The church’s lawyers fought back. Judges agreed to allow the deposition’s release with certain portions redacted.
The transcript revealed an archbishop who, when asked about reports of molestation, said he “did not understand that to be a crime” and described the church as “trying to not make a public scandal.”
A judge in Albuquerque will take up KOB-TV’s latest request during a hearing scheduled for Friday.
In Gallup, spokeswoman Suzanne Hammons acknowledged that some have called for the diocese to release records on the priests it already has identified. But she said the church must strike a difficult balance between providing information for the community and protecting privacy.
As a compromise, the diocese allows survivors one year after settling with the church to review the records of the priests who abused them.

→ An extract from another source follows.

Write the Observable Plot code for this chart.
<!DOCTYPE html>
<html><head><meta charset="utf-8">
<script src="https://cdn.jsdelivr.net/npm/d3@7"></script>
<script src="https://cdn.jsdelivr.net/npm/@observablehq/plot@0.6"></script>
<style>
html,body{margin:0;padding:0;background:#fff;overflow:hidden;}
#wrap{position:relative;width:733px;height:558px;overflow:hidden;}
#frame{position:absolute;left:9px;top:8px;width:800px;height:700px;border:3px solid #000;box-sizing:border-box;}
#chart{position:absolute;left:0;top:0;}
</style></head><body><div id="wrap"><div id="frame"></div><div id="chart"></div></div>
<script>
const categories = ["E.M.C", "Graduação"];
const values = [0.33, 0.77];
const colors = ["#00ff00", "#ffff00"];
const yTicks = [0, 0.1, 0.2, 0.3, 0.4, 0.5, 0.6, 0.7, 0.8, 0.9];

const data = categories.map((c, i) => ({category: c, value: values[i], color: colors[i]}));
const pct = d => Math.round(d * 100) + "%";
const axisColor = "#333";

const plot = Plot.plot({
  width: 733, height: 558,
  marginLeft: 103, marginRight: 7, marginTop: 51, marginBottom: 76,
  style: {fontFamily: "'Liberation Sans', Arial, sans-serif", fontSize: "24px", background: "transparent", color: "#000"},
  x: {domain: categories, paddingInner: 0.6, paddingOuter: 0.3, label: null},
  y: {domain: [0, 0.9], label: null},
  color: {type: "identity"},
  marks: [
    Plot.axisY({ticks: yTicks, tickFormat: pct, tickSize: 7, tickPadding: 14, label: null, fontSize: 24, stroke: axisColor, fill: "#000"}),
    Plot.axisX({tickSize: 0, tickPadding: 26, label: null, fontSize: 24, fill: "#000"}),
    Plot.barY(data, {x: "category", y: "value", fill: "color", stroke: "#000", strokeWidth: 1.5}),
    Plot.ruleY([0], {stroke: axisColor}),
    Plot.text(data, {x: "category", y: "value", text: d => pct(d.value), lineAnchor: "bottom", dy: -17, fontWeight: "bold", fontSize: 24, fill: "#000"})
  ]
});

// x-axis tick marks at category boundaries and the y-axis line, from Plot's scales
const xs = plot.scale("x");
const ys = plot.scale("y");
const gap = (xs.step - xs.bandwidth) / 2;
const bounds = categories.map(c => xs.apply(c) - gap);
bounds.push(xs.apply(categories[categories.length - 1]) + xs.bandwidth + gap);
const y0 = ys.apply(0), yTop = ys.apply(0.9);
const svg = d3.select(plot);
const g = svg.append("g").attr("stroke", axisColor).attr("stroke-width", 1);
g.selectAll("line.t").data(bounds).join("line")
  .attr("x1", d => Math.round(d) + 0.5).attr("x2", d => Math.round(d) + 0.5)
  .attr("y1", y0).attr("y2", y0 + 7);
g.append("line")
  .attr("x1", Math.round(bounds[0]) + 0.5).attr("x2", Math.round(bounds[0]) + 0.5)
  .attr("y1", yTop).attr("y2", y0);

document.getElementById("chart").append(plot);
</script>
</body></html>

Terrill said, however, that she receives few requests to see those records.
Around the country, other archdioceses also are wrestling with similar questions of disclosure and privacy.
The Archdiocese of Seattle, for example, published a list last year of priests accused of sex abuse.
But Michael McKay, the former U.S. attorney for the Western District of Washington, said church officials should go further. He said he read just about every file on sexual misconduct in the archdiocese until 2003 while serving on an internal review board.
McKay said he believes the public should see those records, too. For one thing, he said, disclosure will help survivors and the broader community to heal as well as rebuild trust in the church.
He said such disclosure also would help protect children in the future by revealing how the church handles allegations of sexual misconduct.
“The church leadership in many cases ignored what was going on or actively pursued a cover-up,” he said. “I’m not sure it is being handled appropriately today. The important thing is, we don’t know.”